## Data for the task

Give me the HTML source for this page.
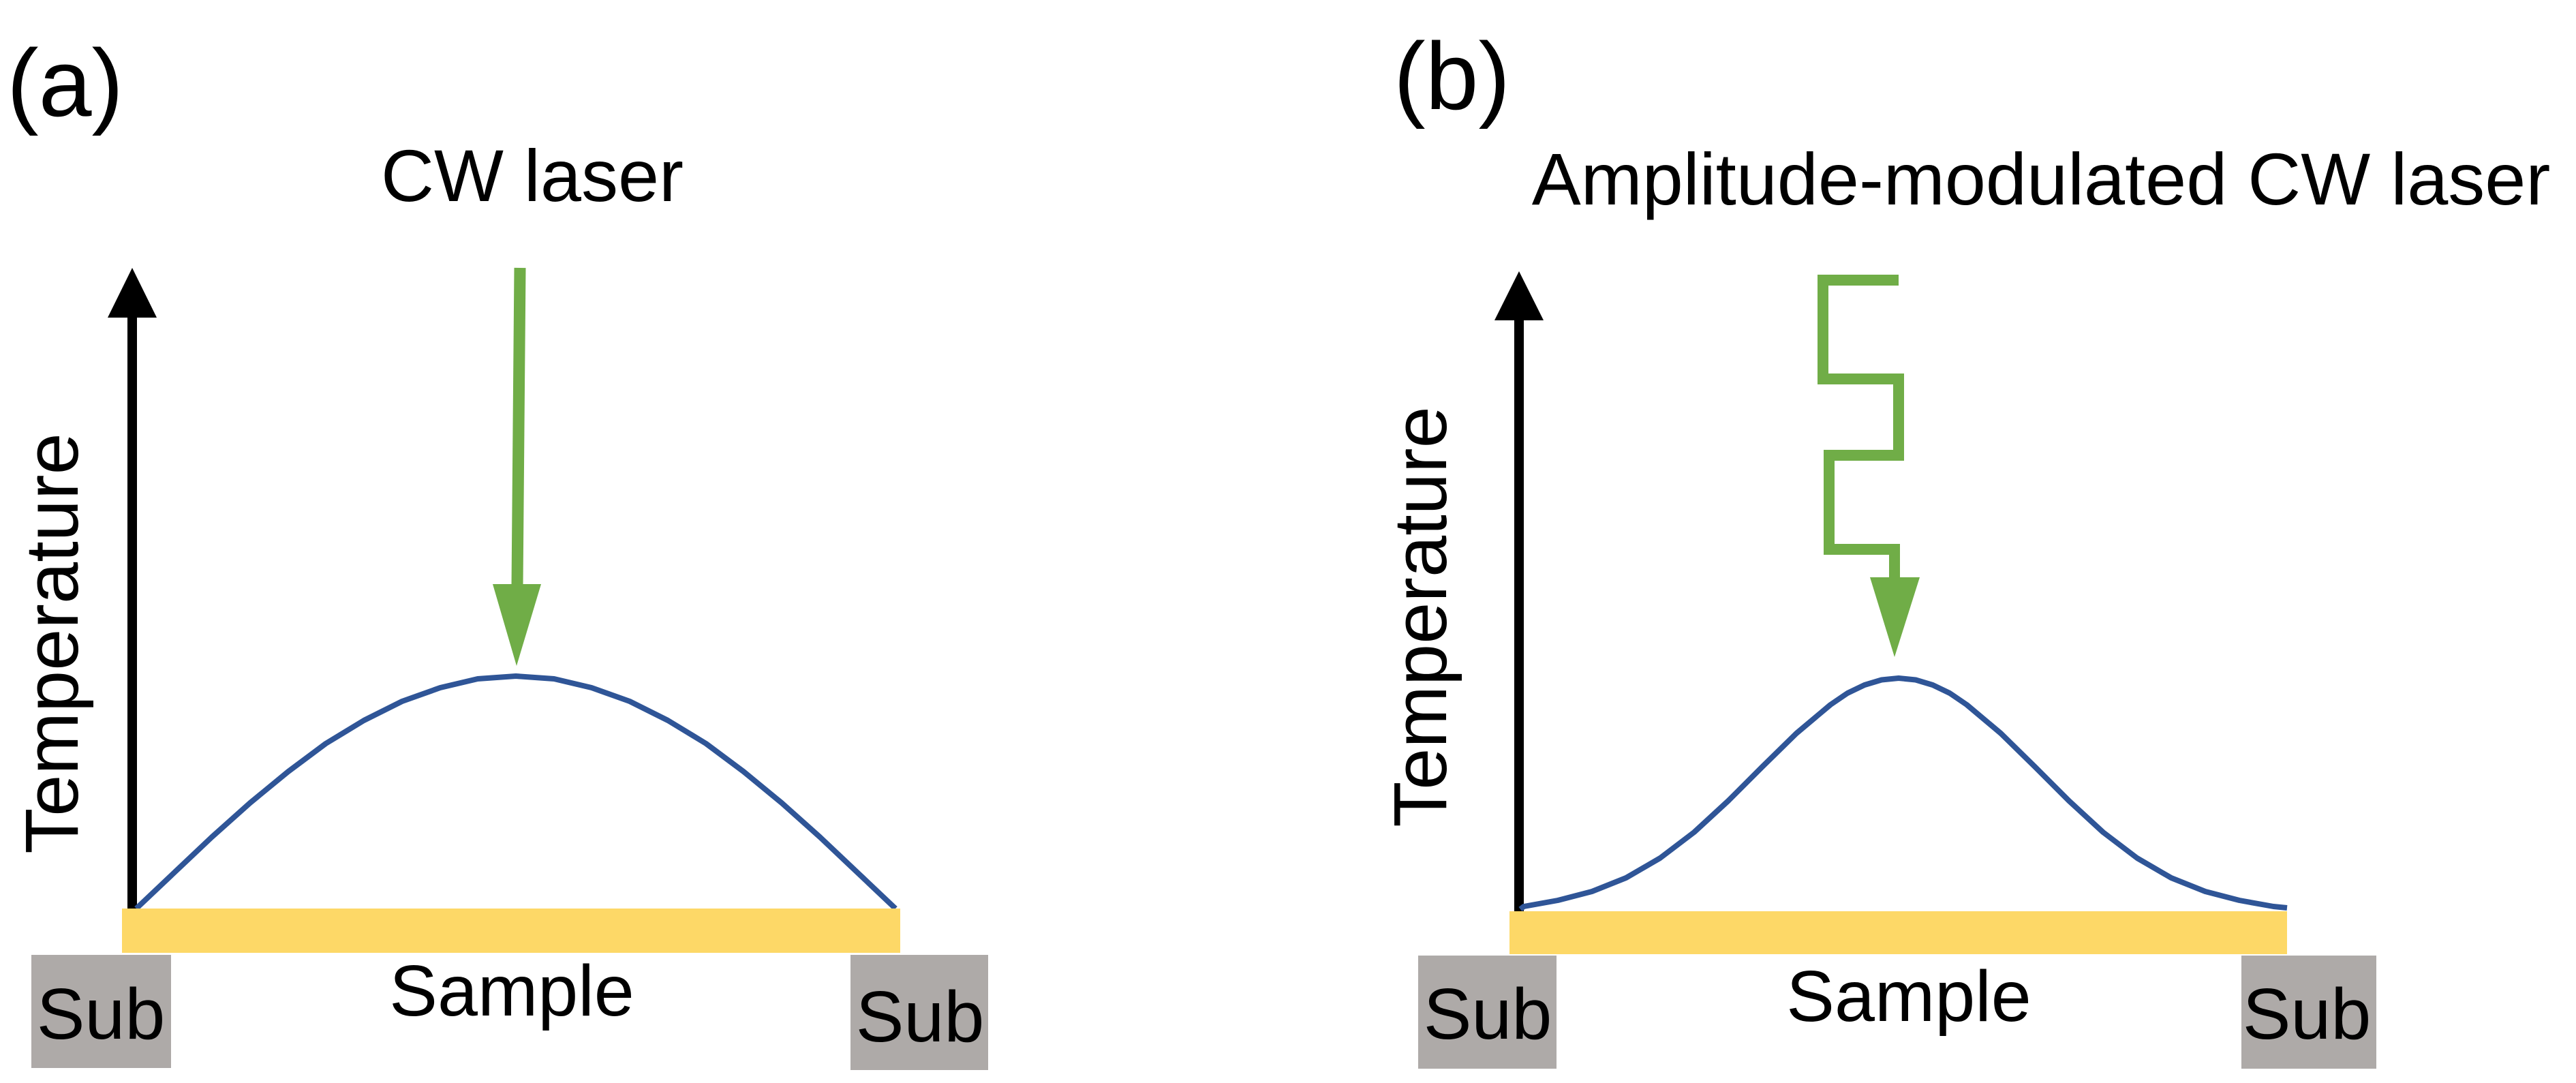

--

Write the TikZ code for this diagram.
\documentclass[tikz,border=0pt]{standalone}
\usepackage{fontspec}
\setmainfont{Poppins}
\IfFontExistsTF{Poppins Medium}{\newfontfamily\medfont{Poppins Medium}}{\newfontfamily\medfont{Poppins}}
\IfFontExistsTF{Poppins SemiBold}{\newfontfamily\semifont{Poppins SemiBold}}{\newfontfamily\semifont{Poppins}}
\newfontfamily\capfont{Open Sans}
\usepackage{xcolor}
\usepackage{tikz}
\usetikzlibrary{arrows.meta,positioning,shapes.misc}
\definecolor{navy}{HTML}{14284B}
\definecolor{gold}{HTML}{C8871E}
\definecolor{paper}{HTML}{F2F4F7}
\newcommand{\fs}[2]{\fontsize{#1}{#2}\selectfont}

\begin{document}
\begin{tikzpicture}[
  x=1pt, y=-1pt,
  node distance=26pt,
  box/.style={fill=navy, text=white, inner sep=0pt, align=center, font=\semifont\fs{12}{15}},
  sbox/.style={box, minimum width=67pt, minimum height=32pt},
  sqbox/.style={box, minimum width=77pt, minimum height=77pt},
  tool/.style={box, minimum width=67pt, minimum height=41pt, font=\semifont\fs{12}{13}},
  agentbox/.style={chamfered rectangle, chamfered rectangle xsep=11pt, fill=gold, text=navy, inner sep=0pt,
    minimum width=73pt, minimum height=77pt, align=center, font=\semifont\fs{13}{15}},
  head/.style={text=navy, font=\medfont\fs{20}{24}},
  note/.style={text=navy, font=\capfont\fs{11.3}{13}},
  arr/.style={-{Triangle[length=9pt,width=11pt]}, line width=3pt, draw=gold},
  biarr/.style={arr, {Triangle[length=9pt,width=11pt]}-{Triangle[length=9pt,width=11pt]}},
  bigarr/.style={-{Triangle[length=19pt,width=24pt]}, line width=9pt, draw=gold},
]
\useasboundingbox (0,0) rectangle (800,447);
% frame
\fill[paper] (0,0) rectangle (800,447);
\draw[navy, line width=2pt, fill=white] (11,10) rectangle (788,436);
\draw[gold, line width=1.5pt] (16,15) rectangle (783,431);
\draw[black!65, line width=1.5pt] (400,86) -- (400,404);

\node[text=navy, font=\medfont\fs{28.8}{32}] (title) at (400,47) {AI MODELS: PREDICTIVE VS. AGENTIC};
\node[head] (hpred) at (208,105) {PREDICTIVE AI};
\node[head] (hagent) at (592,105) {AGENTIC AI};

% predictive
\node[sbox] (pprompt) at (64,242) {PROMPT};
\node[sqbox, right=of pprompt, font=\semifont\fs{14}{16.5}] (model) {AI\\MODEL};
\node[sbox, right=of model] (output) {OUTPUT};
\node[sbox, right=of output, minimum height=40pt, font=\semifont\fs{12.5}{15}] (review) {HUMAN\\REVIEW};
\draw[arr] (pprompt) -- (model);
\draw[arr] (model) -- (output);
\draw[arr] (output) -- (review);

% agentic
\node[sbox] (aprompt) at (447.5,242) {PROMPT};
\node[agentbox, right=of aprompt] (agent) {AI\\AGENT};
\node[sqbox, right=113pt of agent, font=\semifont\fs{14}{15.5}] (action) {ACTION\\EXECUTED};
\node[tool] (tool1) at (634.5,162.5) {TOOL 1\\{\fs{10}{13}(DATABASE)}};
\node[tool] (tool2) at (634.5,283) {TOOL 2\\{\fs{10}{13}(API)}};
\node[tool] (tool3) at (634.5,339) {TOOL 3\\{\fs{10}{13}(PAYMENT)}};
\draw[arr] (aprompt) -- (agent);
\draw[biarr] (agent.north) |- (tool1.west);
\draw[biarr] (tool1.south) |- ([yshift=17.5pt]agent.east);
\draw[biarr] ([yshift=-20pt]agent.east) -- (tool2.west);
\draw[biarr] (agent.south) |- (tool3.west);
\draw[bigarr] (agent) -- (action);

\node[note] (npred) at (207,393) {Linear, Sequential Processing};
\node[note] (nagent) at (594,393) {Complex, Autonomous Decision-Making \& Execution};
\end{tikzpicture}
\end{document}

==

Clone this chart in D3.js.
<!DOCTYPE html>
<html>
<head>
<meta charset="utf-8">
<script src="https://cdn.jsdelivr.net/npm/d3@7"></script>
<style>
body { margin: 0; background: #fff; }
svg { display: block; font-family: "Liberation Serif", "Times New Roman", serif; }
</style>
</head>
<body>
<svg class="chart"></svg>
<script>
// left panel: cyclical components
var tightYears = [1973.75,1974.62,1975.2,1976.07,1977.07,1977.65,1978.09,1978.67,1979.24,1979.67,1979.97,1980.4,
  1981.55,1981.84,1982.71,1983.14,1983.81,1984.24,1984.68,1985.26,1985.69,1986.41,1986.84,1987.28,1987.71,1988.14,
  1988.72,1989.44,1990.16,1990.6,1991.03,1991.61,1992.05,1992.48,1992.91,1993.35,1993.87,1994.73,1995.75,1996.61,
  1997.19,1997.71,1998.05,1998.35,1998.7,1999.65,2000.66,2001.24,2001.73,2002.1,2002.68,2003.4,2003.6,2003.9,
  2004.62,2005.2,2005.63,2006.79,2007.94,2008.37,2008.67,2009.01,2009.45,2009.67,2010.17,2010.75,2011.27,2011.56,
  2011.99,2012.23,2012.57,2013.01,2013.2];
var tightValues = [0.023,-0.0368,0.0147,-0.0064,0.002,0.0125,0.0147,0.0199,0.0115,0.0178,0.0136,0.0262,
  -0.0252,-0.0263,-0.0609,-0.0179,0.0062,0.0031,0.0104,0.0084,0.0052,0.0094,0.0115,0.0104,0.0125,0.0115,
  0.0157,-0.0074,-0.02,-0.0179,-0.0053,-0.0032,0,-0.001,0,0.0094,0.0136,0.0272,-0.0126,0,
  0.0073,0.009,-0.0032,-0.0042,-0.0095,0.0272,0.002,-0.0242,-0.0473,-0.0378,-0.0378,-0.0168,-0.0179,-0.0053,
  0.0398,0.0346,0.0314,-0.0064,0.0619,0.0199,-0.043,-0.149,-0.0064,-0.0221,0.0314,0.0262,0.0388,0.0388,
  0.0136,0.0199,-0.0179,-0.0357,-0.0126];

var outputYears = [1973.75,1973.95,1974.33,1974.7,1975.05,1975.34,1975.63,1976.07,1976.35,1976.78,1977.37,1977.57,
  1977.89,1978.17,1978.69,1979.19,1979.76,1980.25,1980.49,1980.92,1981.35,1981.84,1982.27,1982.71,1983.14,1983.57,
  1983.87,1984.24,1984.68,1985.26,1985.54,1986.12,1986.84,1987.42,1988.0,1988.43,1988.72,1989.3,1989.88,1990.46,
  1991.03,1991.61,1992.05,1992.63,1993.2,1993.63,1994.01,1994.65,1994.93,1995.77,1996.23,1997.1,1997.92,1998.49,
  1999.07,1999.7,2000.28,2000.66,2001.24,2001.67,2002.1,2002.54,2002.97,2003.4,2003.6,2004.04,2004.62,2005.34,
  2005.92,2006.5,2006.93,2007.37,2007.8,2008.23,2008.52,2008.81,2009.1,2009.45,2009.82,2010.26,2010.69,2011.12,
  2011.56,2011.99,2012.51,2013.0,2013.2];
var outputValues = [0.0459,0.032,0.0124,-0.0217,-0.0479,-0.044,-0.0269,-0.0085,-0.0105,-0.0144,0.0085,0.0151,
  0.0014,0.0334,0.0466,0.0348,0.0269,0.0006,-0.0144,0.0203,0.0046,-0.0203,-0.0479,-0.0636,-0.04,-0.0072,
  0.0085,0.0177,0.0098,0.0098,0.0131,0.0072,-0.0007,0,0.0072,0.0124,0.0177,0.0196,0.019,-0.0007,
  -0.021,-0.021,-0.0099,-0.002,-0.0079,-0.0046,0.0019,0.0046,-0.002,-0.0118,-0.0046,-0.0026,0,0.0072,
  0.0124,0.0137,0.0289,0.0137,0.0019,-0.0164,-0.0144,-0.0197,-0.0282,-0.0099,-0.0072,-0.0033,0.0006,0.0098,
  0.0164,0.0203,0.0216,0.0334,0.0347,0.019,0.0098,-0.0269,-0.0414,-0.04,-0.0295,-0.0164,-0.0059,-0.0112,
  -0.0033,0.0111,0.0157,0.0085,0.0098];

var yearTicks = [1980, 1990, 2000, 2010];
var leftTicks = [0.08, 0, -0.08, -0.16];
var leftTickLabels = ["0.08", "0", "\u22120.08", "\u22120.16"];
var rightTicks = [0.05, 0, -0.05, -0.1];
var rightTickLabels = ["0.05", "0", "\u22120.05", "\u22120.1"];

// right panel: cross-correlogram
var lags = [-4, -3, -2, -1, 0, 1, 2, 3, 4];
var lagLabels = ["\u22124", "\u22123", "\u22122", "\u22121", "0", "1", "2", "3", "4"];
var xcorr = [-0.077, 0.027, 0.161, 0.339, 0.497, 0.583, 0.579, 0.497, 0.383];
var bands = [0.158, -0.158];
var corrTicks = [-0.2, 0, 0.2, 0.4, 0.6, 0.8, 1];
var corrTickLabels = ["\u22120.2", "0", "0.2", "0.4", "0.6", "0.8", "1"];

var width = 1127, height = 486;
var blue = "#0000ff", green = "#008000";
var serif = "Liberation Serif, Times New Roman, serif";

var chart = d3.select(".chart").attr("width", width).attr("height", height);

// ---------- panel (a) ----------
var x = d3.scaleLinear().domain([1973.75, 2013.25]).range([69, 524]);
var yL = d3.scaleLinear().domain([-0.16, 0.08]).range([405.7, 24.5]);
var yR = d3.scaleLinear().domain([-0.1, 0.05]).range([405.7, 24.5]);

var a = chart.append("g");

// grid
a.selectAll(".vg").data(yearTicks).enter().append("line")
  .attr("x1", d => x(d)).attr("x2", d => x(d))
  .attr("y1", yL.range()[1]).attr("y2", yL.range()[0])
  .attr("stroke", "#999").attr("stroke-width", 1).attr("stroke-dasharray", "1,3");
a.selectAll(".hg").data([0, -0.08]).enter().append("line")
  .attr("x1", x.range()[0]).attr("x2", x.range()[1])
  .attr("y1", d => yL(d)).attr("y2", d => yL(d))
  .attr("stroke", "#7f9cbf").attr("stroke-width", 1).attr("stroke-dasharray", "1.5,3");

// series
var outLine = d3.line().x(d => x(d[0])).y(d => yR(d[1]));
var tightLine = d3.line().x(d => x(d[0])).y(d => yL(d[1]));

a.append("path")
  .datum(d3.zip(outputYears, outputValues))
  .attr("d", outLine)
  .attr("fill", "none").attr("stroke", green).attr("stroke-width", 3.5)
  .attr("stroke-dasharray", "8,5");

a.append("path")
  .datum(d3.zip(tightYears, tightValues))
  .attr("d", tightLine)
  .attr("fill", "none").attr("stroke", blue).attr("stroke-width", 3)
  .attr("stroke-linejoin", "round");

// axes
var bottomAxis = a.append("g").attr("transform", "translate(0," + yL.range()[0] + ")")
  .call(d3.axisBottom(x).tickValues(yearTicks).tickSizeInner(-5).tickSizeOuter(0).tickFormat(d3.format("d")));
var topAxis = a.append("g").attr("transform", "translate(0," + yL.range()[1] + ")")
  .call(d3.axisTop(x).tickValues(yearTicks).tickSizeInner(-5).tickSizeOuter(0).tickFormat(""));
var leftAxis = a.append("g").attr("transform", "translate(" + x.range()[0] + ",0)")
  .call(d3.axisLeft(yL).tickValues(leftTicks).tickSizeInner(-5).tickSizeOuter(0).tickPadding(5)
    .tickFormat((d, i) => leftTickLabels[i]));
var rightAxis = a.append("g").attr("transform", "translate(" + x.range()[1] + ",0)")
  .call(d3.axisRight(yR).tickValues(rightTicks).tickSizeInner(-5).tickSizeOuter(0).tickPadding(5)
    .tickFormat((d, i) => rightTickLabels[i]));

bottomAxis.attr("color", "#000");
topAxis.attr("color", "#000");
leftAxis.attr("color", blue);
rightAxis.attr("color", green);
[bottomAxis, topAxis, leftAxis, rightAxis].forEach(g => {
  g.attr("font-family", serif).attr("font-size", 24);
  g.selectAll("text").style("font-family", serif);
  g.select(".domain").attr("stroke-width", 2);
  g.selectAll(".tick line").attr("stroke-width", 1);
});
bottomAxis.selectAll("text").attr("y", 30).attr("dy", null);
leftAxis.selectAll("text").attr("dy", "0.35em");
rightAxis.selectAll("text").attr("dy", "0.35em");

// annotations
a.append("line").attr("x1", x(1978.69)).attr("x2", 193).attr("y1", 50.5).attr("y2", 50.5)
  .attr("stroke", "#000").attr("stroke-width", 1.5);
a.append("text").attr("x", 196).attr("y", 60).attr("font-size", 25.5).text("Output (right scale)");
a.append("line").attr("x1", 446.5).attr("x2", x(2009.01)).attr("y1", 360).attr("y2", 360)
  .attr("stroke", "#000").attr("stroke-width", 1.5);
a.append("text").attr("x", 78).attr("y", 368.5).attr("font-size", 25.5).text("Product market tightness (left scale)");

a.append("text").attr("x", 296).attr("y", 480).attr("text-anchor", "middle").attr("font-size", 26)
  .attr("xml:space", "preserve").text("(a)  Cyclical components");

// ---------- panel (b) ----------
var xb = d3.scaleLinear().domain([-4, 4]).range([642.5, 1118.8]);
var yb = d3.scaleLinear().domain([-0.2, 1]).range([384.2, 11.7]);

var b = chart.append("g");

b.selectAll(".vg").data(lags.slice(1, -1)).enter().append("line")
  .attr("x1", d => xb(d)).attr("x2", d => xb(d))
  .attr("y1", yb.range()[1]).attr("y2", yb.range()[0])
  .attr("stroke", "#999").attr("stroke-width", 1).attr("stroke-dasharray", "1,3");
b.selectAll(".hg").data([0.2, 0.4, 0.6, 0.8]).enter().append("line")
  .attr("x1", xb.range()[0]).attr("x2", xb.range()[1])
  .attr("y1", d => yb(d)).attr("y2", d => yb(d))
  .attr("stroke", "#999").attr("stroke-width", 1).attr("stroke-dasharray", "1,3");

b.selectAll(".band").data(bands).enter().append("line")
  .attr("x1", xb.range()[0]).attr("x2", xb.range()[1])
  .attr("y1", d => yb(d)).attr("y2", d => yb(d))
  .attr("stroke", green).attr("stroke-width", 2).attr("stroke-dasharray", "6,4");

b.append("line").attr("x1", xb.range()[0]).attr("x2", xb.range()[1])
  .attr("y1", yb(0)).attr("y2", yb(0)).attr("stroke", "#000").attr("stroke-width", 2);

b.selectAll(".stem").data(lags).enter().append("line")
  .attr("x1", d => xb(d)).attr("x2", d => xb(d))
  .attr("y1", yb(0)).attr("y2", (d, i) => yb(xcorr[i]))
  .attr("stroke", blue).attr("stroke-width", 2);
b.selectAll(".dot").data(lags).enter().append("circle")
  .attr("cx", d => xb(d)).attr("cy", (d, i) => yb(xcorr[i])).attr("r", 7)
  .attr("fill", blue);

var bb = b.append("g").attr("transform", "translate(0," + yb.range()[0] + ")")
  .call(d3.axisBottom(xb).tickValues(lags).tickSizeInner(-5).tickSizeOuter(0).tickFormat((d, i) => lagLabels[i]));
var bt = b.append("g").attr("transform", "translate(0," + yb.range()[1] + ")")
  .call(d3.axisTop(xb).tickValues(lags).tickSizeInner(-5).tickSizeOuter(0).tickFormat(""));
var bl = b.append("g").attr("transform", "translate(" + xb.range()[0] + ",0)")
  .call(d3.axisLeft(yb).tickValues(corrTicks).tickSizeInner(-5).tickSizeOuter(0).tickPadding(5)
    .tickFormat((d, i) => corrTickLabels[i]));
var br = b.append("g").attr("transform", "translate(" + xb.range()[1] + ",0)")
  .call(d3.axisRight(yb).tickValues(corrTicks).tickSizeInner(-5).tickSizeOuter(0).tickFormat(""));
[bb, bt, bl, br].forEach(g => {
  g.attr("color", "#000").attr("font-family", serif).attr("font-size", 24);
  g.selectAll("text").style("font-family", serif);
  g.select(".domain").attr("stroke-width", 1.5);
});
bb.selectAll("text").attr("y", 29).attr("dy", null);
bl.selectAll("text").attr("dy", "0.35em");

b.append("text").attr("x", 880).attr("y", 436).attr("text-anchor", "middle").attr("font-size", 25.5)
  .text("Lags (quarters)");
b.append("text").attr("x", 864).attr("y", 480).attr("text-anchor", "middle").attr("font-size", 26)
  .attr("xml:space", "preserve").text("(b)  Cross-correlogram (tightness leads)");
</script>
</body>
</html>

## Stated goal
Collect from the data above every line that includes "chart".

## Task solution
Clone this chart in D3.js.
<svg class="chart"></svg>
var chart = d3.select(".chart").attr("width", width).attr("height", height);
var a = chart.append("g");
var b = chart.append("g");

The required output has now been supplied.